But it’s not about trust in her, he argued, it’s about what he knows the other guy is trying to do. The man is getting too comfortable. The husband said his wife admitted the guy had been flirty, but claimed she wasn’t flirting back, and based on her messages, that seems true.
Still, he can’t shake the discomfort. “How do I seriously approach this subject with my wife and not seem like I’m being controlling?” he asked. He even started to question himself: Is he overreacting, or does this feeling make sense?
Many people were critical of the wife regardless of the fact that her husband was invading her privacy.
The responses were nearly unanimous: She’s in the wrong. “You and your wife know what this guy’s intentions are,” one popular comment read. “He wants to get in her pants. She may not reciprocate the flirting, but she’s not shutting it down.” That user argued the wife enjoys the attention, and that’s a slippery slope. “This guy isn’t the problem. Your wife’s lack of boundaries is.”
“Bingo,” another user added. “She needs to shut it down.” Someone even suggested cheating could already be taking place. “By continuing to talk with him, she is encouraging him! It needs to stop or it will definitely escalate. If it hasn’t already.”
The problem with making the wife the villain in this instance is that she never lied to her husband and told him that she hadn’t flirted back with the texting stranger. According to the husband, that was the truth. The person who exhibited distrustful behavior was the husband who snooped. Does that make it okay for this wife to have a secretive friendship with a man who obviously has romantic intentions with her? No, but the question he really should be asking is “Why is she receptive to his attention?”
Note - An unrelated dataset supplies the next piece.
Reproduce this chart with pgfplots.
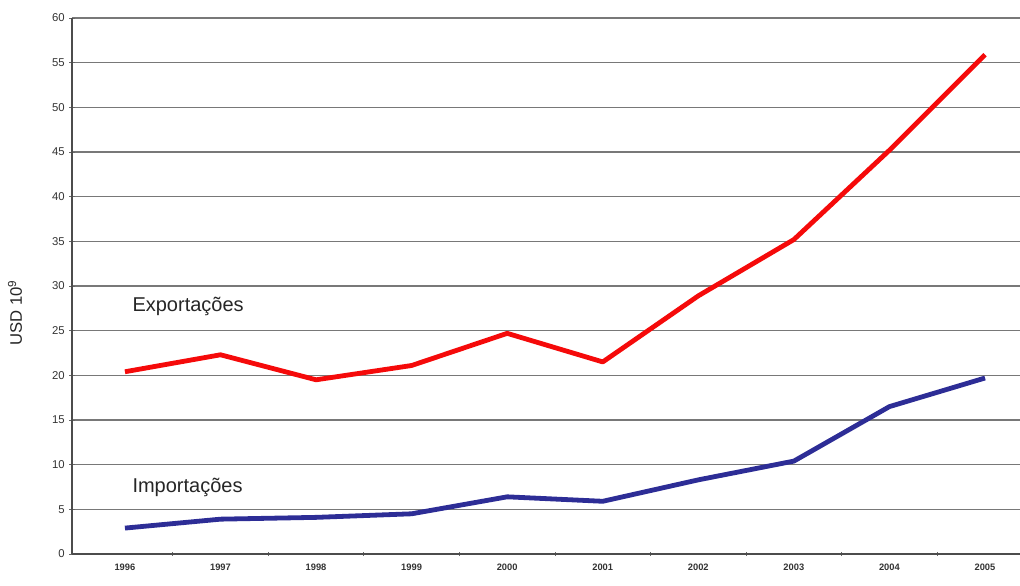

Perhaps the real reason he snooped was because he knew she was unhappy and that they were having marital problems. Instead of facing them head-on, however, he found a scapegoat in the texting.
This husband needs to focus more on communicating with his wife and less on who she is texting.
One thing is essential in any relationship: communication. You need to understand what your partner wants and expects. It’s not clear where this Reddit couple stands, but clearly, they need to talk. Maybe she really does see this guy as just a friend. Or maybe there’s something more going on.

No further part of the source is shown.